Here is some (maybe) helpful logic:

  1. Use the loads to convert json to a dict.

  2. Remove all key:value pairs from the dict where the key is in the skip set.

  3. Form a string of comma separated keys.

  4. Form a string of comma separated, single-quoted values.

  5. Assemble the INSERT INTO statement.

Items to submit
  • Code used to solve this problem.

  • Output from running the code.

Question 4

Create a new function, that does something interesting with one or more of these datasets. Just like all the previous functions, make sure to include detailed and clear docstrings.

Items to submit
  • Code used to solve this problem.

  • Output from running the code.

Question 5

Generate your final documentation, and assemble and submit your deliverables:

  • .ipynb file testing out your functions.

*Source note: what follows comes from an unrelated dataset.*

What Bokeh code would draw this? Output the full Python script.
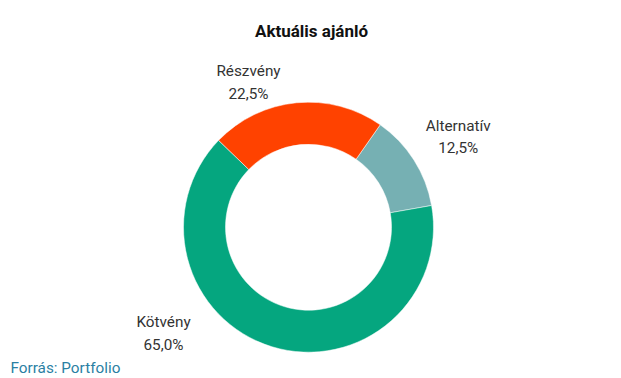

  • firstname-lastname-project04.py module that includes all of your functions, and associated docstrings.

  • Screenshots and/or a PDF exported from your resulting documentation web page. Basically, something that shows us your resulting documentation.

Items to submit
  • Code used to solve this problem.

  • Output from running the code.

Please make sure to double check that your submission is complete, and contains all of your code and output before submitting. If you are on a spotty internet connection, it is recommended to download your submission after submitting it to make sure what you think you submitted, was what you actually submitted.

In addition, please review our submission guidelines before submitting your project.